Mas não quero continuar como historiador¹, prefiro uma aproximação mais sociológica ao carnaval, refletindo sobre o que acabo de observar em Barreiras. De uma forma muito geral, queria lembrar ao leitor que a humanidade inventou, há muitos séculos, dois tipos de diversão coletiva. O carnaval pertence a uma das forma mais antigas, aquela que traça um círculo no território da comunidade e diz: aqui dentro do círculo vamos fazer uma festa, e todos os que estão dentro do círculo somos os protagonistas da festa. Disfarçado, embriagado por vinho, cerveja ou outras substâncias estimulantes, o indivíduo compartilha este protagonismo com todos os que decidiram estar dentro do círculo.

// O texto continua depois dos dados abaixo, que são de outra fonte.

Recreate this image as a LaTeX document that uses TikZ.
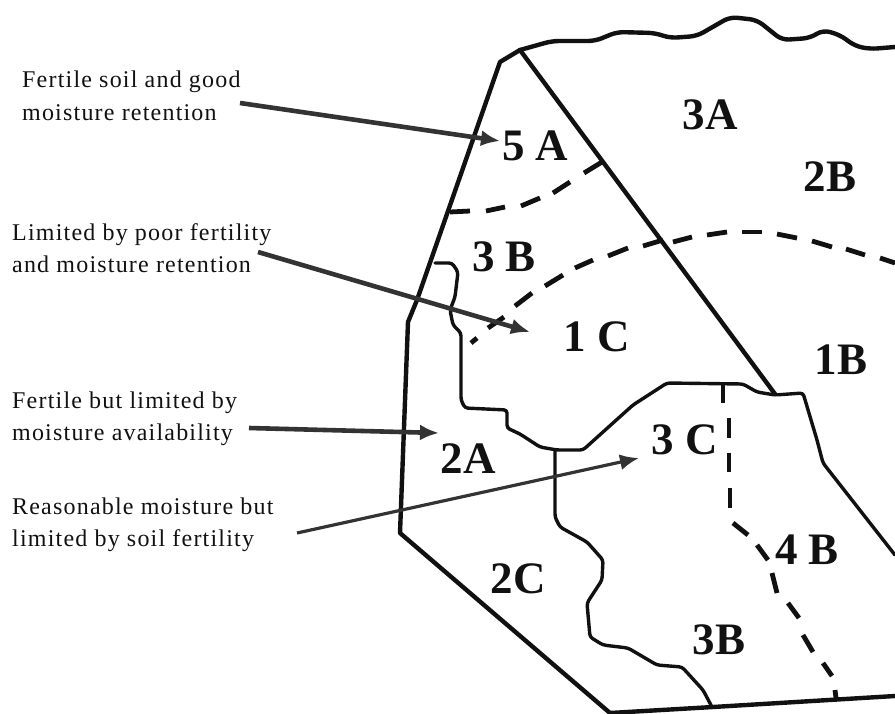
\documentclass[tikz,border=0pt]{standalone}
\usepackage{fontspec}
\setmainfont{Liberation Serif}
\newfontfamily\capfont[LetterSpace=5]{Liberation Serif}
\usetikzlibrary{arrows.meta}
\definecolor{ink}{HTML}{111111}
\definecolor{arrowink}{HTML}{333333}
\tikzset{
  outline/.style={draw=ink,line width=4.4pt,line join=round,line cap=round},
  wavy/.style={outline,rounded corners=7pt},
  innerline/.style={draw=ink,line width=3.4pt,line join=round,line cap=round,rounded corners=3pt},
  dashpiece/.style={draw=ink,line width=4.8pt},
  pointer/.style={draw=arrowink,line width=4.6pt,-{Latex[length=19pt,width=16pt]}},
  caption/.style={font=\capfont\fontsize{24}{32.5}\selectfont,align=left,anchor=west,inner sep=0pt,text=ink},
  region/.style={font=\fontsize{45}{45}\selectfont\bfseries,inner sep=0pt,text=ink}
}
\begin{document}
\begin{tikzpicture}[x=1pt,y=-1pt]
\useasboundingbox (0,0) rectangle (895,713);
% outer boundary
\draw[wavy] (895,47) -- (870,49) -- (855,46) -- (840,35) -- (823,30) -- (810,38) -- (782,40) -- (757,20) -- (730,17) -- (697,36) -- (670,38) -- (655,33) -- (617,32) -- (595,41) -- (552,41) -- (520,50);
\draw[outline] (520,50) -- (500,62) -- (417,300) -- (408,322) -- (400,533) -- (610,713);
\draw[outline] (610,713) -- (713,707) -- (895,696);
\draw[outline] (520,50) -- (775,394);
% soil boundaries
\draw[innerline] (435,263) -- (452,263) -- (458,272) -- (455,297) -- (450,310) -- (453,325) -- (461,333) -- (461,400) -- (465,408) -- (507,410) -- (507,428) -- (520,434) -- (540,447) -- (557,450) -- (583,450) -- (633,405) -- (667,383) -- (743,384) -- (757,392) -- (775,395) -- (803,393) -- (817,440) -- (823,463) -- (895,555);
\draw[innerline] (555,450) -- (555,517) -- (560,527) -- (587,542) -- (603,560) -- (602,580) -- (587,603) -- (590,637) -- (603,645) -- (628,648) -- (657,665) -- (682,667) -- (703,690) -- (712,707);
% dashed line 5A
\foreach \a/\b/\c/\d in {450/212/470/211,486/211/505/207,521/206/540/198,553/193/570/182,584/173/602/162}
  \draw[dashpiece] (\a,\b) -- (\c,\d);
% dashed arc
\foreach \a/\b/\c/\d in {471/343/477/338,488/328/504/317,515/306/532/293,545/286/563/275,575/268/593/260,608/256/628/248,643/246/663/240,673/242/692/237,707/235/727/232,742/232/762/232,777/234/797/238,812/241/832/247,846/249/865/255,880/258/895/263}
  \draw[dashpiece] (\a,\b) -- (\c,\d);
% dashed line 4B
\foreach \a/\b/\c/\d in {723/385/723/403,729/418/729/438,729/453/729/472,730/488/730/508,733/523/748/535,757/545/768/560,772/573/777/593,788/603/799/618,803/635/813/652,823/663/832/676,835/690/836/698}
  \draw[dashpiece] (\a,\b) -- (\c,\d);
% region labels
\node[region] (r5a) at (535,146) {5\kern-1pt\ A};
\node[region] (r3a) at (710,115) {3A};
\node[region] (r2b) at (830,177) {2B};
\node[region] (r3bu) at (504,257) {3 B};
\node[region] (r1c) at (597,337) {1 C};
\node[region] (r1b) at (841,360) {1B};
\node[region] (r3c) at (685,440) {3 C};
\node[region] (r2a) at (468,459) {2A};
\node[region] (r4b) at (807,550) {4 B};
\node[region] (r2c) at (518,579) {2C};
\node[region] (r3bl) at (719,640) {3B};
% captions
\node[caption] (c1) at (22,96) {Fertile soil and good\\moisture retention};
\node[caption] (c2) at (12,248) {Limited by poor fertility\\and moisture retention};
\node[caption] (c3) at (12,419) {Fertile but limited by\\moisture availability};
\node[caption] (c4) at (12,525) {Reasonable moisture but\\limited by soil fertility};
% pointers
\coordinate (s1) at (240,103); \coordinate (e1) at (500,141);
\coordinate (s2) at (258,252); \coordinate (e2) at (530,332);
\coordinate (s3) at (249,428); \coordinate (e3) at (439,433);
\coordinate (s4) at (297,533); \coordinate (e4) at (639,458);
\draw[pointer] (s1) -- (e1);
\draw[pointer] (s2) -- (e2);
\draw[pointer] (s3) -- (e3);
\draw[pointer,line width=3.2pt] (s4) -- (e4);
\end{tikzpicture}
\end{document}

Más de uma forma paralela, o ser humano pensou que dentro de este círculos podiam se colocar uns personagens mais preparados para oferecer diversão ao polvo. Dentro do círculo, nessa segunda forma festiva, temos agora uns indivíduos especiais: gladiadores, cantores, futebolistas, e um imenso etecetera. Os indivíduos que estavam dentro do círculo, agora estão fora, expelidos da festa mas comodamente sentados e emocionados pelas coisas que se estão representando dentro do círculo. Nasce assim o conceito de espetador, o que assiste ao espetáculo. A palavra “espetáculo” é derivada do latim “spectaculum“, que significa “algo para se observar, algo digno de ser visto”. A tecnologia ajudou muito a criar novas e cada vez mais excitantes formas de espetáculos, mas tudo isso já está presente no coliseu ou no circo que, diga-se de passagem, tem esse nome devido justamente a forma circular de sua pista. Nasce e se consolida uma sociedade do espetáculo e dos espetadores, que viram seres passivos de cara a celebração festiva. “O meu time”, para um torcedor, não é o time com o que eu jogo junto, senão o time cujas ações acompanho no estádio ou na televisão.

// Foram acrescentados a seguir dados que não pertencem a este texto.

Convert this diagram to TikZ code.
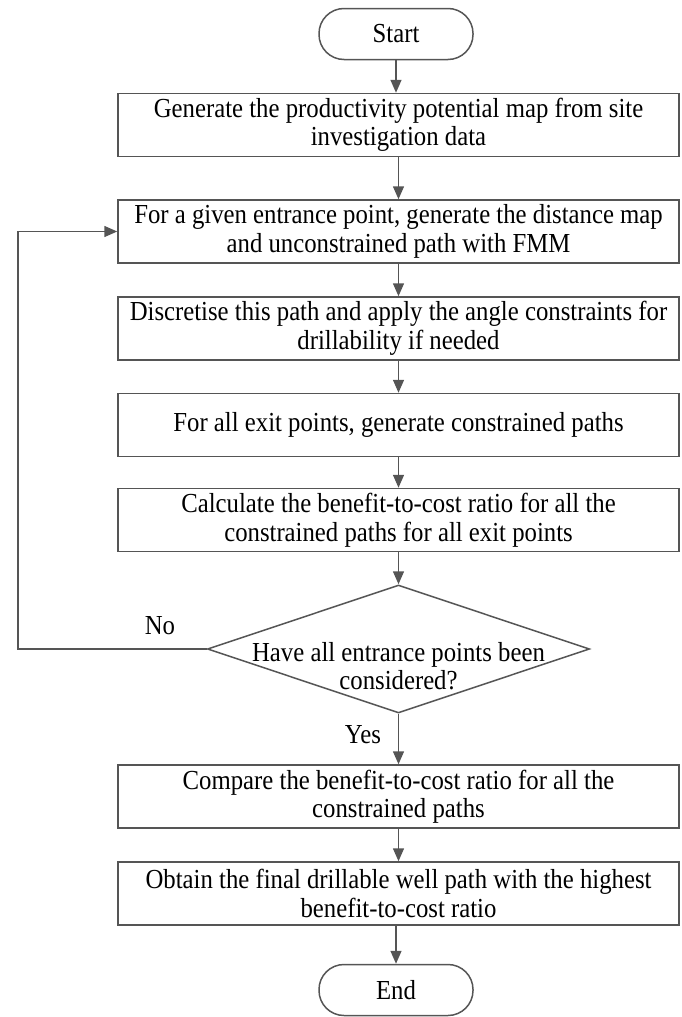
\documentclass[tikz,border=0pt]{standalone}
\usepackage{fontspec}
\setmainfont{Liberation Serif}[FakeStretch=0.9]
\usetikzlibrary{arrows.meta,shapes.geometric}
\definecolor{lc}{RGB}{85,85,85}
\begin{document}
\begin{tikzpicture}[x=1pt,y=-1pt,
  font=\fontsize{27.5}{28.5}\selectfont,
  every node/.style={text=black},
  procbox/.style={draw=lc,line width=1.5pt,rectangle,minimum width=561pt,minimum height=63pt,inner sep=1pt,align=center},
  termbox/.style={draw=lc,line width=1.5pt,rectangle,rounded corners=25pt,minimum width=154pt,minimum height=51pt,inner sep=2pt},
  decbox/.style={draw=lc,line width=1.5pt,diamond,minimum width=382pt,minimum height=128pt,inner sep=0pt},
  flow/.style={draw=lc,line width=1.5pt,-{Triangle[length=13pt,width=11pt]}}]
\useasboundingbox (0,0) rectangle (681,1017);
\node[termbox] (start) at (396,34) {Start};
\node[procbox] (b1) at (398.5,125) {Generate the productivity potential map from site\\investigation data};
\node[procbox] (b2) at (398.5,231.5) {For a given entrance point, generate the distance map\\and unconstrained path with FMM};
\node[procbox] (b3) at (398.5,328.5) {Discretise this path and apply the angle constraints for\\drillability if needed};
\node[procbox] (b4) at (398.5,425) {For all exit points, generate constrained paths};
\node[procbox] (b5) at (398.5,520) {Calculate the benefit-to-cost ratio for all the\\constrained paths for all exit points};
\node[decbox] (dec) at (398.5,649) {};
\node[align=center] (dectext) at (398.5,666) {Have all entrance points been\\considered?};
\node[procbox] (b6) at (398.5,796.5) {Compare the benefit-to-cost ratio for all the\\constrained paths};
\node[procbox] (b7) at (398.5,893.5) {Obtain the final drillable well path with the highest\\benefit-to-cost ratio};
\node[termbox] (end) at (396,990) {End};
\coordinate (lb) at (18,649);
\coordinate (lt) at (18,231.5);
\node (no) at (160,626) {No};
\node (yes) at (363,735) {Yes};
\draw[flow] (start) -- (start |- b1.north);
\draw[flow] (b1) -- (b2);
\draw[flow] (b2) -- (b3);
\draw[flow] (b3) -- (b4);
\draw[flow] (b4) -- (b5);
\draw[flow] (b5) -- (dec.north);
\draw[flow] (dec.south) -- (b6);
\draw[flow] (b6) -- (b7);
\draw[flow] (b7) -- (b7.south -| end) -- (end);
\draw[flow] (dec.west) -- (lb) -- (lt) -- (b2.west);
\end{tikzpicture}
\end{document}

Tudo isso aconteceu também no carnaval brasileiro e na versão mastodôntica e maravilhosa, porque não admiti-lo, do mundialmente conhecido Rio de Janeiro. O sambódromo é, no fundo, a expulsão do indivíduo de dentro do círculo da festa. Espetáculo grandioso, mas separador absoluto entre ator e espetador. De pular a assistir, da rua ao camarote, essa é a história do carnaval, devido a potência da indústria do espetáculo. Nem um décimo do povo participa hoje ativamente do carnaval — ao contrário do que ocorria em sua época de ouro, do fim do século XIX até a década de 1950. Como bem afirma Luís da Câmara Cascudo, etnólogo, musicólogo e folclorista, “o carnaval de hoje é de desfile, é carnaval assistido, paga-se para ver. O carnaval, digamos, de 1922, era compartilhado, dançado, pulado, gritado, cutucado. Agora não é mais assim, é só para ser visto”.

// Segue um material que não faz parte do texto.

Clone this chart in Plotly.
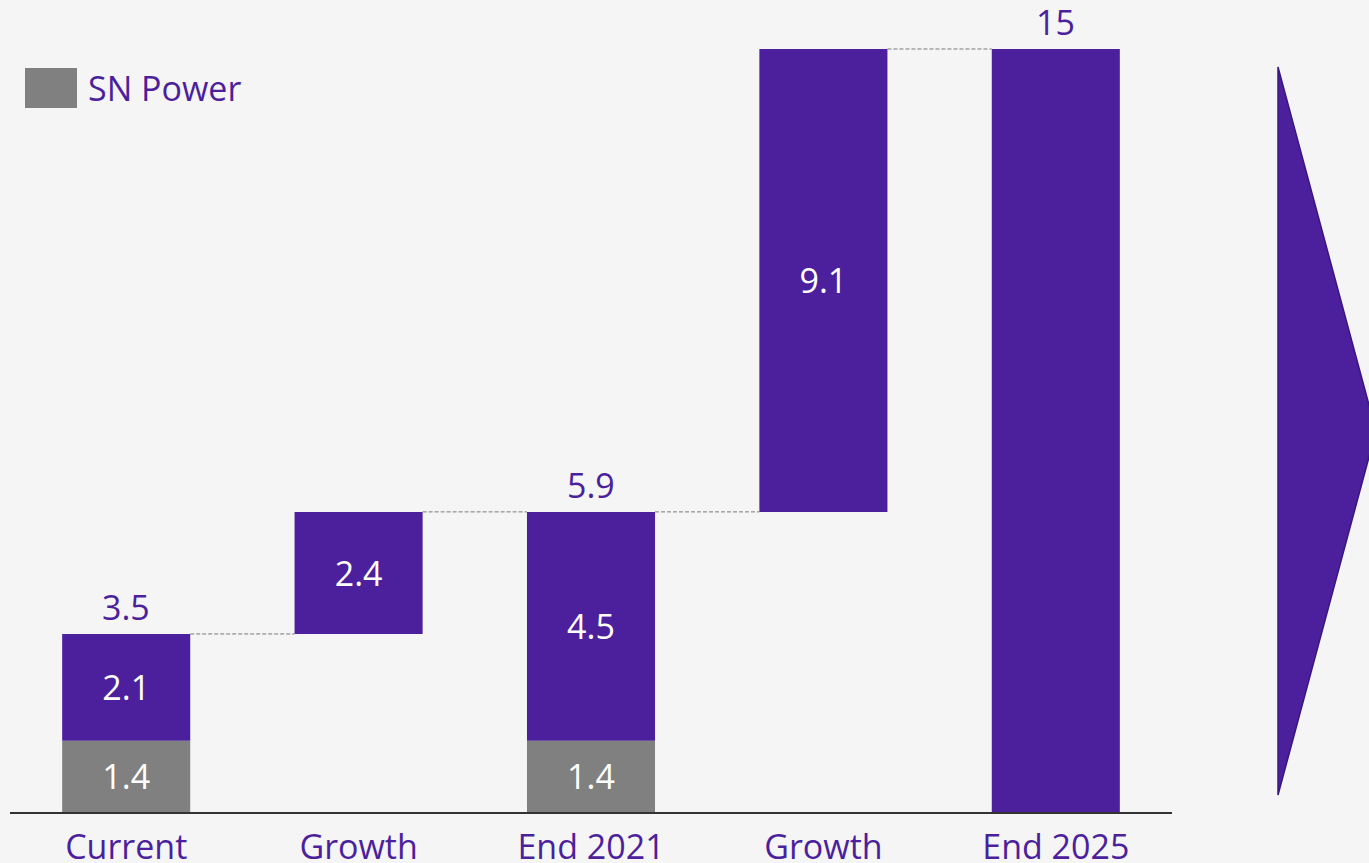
import plotly.graph_objects as go

categories = ["Current", "Growth", "End 2021", "Growth", "End 2025"]
sn_power = [1.4, None, 1.4, None, None]
purple_vals = [2.1, 2.4, 4.5, 9.1, 15]
purple_base = [1.4, 3.5, 1.4, 5.9, 0]
totals = [3.5, None, 5.9, None, 15]
connector_levels = [3.5, 5.9, 5.9, 15]

PURPLE = "#4c1f9c"
GRAY = "#808080"
BG = "#f5f5f5"
FONT = "Open Sans"
FS = 34

x = list(range(len(categories)))

fig = go.Figure()
fig.add_trace(go.Bar(
    x=x, y=sn_power, marker=dict(color=GRAY, line=dict(width=0)),
    text=[f"{v}" if v is not None else "" for v in sn_power],
    textposition="inside", insidetextanchor="middle",
    textfont=dict(color="white", size=FS, family=FONT),
    name="SN Power", showlegend=False, width=0.551,
))
fig.add_trace(go.Bar(
    x=x, y=purple_vals, base=purple_base,
    marker=dict(color=PURPLE, line=dict(width=0)),
    text=[f"{v:g}" if v != 15 else "" for v in purple_vals],
    textposition="inside", insidetextanchor="middle",
    textfont=dict(color="white", size=FS, family=FONT),
    showlegend=False, width=0.551,
))
for xi, t in zip(x, totals):
    if t is None:
        continue
    fig.add_annotation(x=xi, y=t, xref="x", yref="y", text=f"{t:g}",
                       showarrow=False, yanchor="bottom", yshift=2,
                       font=dict(color=PURPLE, size=FS, family=FONT))

half = 0.551 / 2
for i, lvl in enumerate(connector_levels):
    fig.add_shape(type="line", xref="x", yref="y",
                  x0=i + half, x1=i + 1 - half, y0=lvl, y1=lvl,
                  line=dict(color="#7a7a7a", width=1, dash="4px,2px"))

def px(xp):
    return (xp - 10) / 1162
def py(yp):
    return 1 - yp / 812

# legend (manual)
fig.add_shape(type="rect", xref="paper", yref="paper",
              x0=px(25), x1=px(77), y0=py(108), y1=py(68),
              fillcolor=GRAY, line=dict(width=0))
fig.add_annotation(xref="paper", yref="paper", x=px(86), y=py(88),
                   xanchor="left", yanchor="middle", showarrow=False,
                   text="SN Power", font=dict(color=PURPLE, size=FS, family=FONT))

# arrow triangle on the right
fig.add_shape(type="path", xref="paper", yref="paper",
              path=f"M {px(1278)} {py(67)} L {px(1376)} {py(431)} L {px(1278)} {py(795)} Z",
              fillcolor=PURPLE, line=dict(color="#3a1780", width=1.5))

fig.update_layout(
    width=1369, height=863,
    margin=dict(l=10, r=197, t=0, b=51, autoexpand=False),
    paper_bgcolor=BG, plot_bgcolor=BG,
    barmode="overlay",
    font=dict(family=FONT),
    xaxis=dict(
        tickmode="array", tickvals=x, ticktext=categories,
        range=[-0.5, 4.5], showgrid=False, zeroline=False,
        showline=True, linecolor="#333333", linewidth=1.5,
        ticks="", ticklabelstandoff=4, automargin=False,
        tickfont=dict(color=PURPLE, size=FS, family=FONT),
    ),
    yaxis=dict(range=[0, 15.963], visible=False, showgrid=False, zeroline=False,
               automargin=False),
)

fig.write_html("out.html")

E o carnaval de Barreiras? Está navegando entre uma e outra forma de festa. Muitos amigos, me falaram que preferem a do cais, a mais tradicional e a que todo barreirense de nascimento ou ocasião pula com desfrute e voluptuosidade. Mas muitos outros, casados e com famílias, também admitem que o carnaval da avenida, assistindo ao desfile dos trios elétricos sentados na mesa e “longe da confusão” é muito mais cômodo e prático. A festa “cômoda” é filha da sociedade do espetáculo, a festa pulada é para quem ainda quere jogar e não só observar, possivelmente fantasiado de Adão ou Pablo Vittar. Me deixem acabar com uma diferença notável entre o carnaval europeu e o brasileiro, para mim muito significativa. Na Europa, os indivíduos (quase sempre as crianças, os adultos são muito sérios e aburguesados) para o carnaval se disfarçam, o seja fingem ser o que não são. Aqui no Brasil não é disfarce, é fantasia. No disfarce, tem uma declaração de falsidade, e uma vitória da realidade. Na fantasia, é um triunfo da imaginação e a criatividade, embora só seja até quarta-feira.

¹O leitor pode consultar sobre o tema um excelente livro de Hiram Araújo, Carnaval. Seis Milênios de História.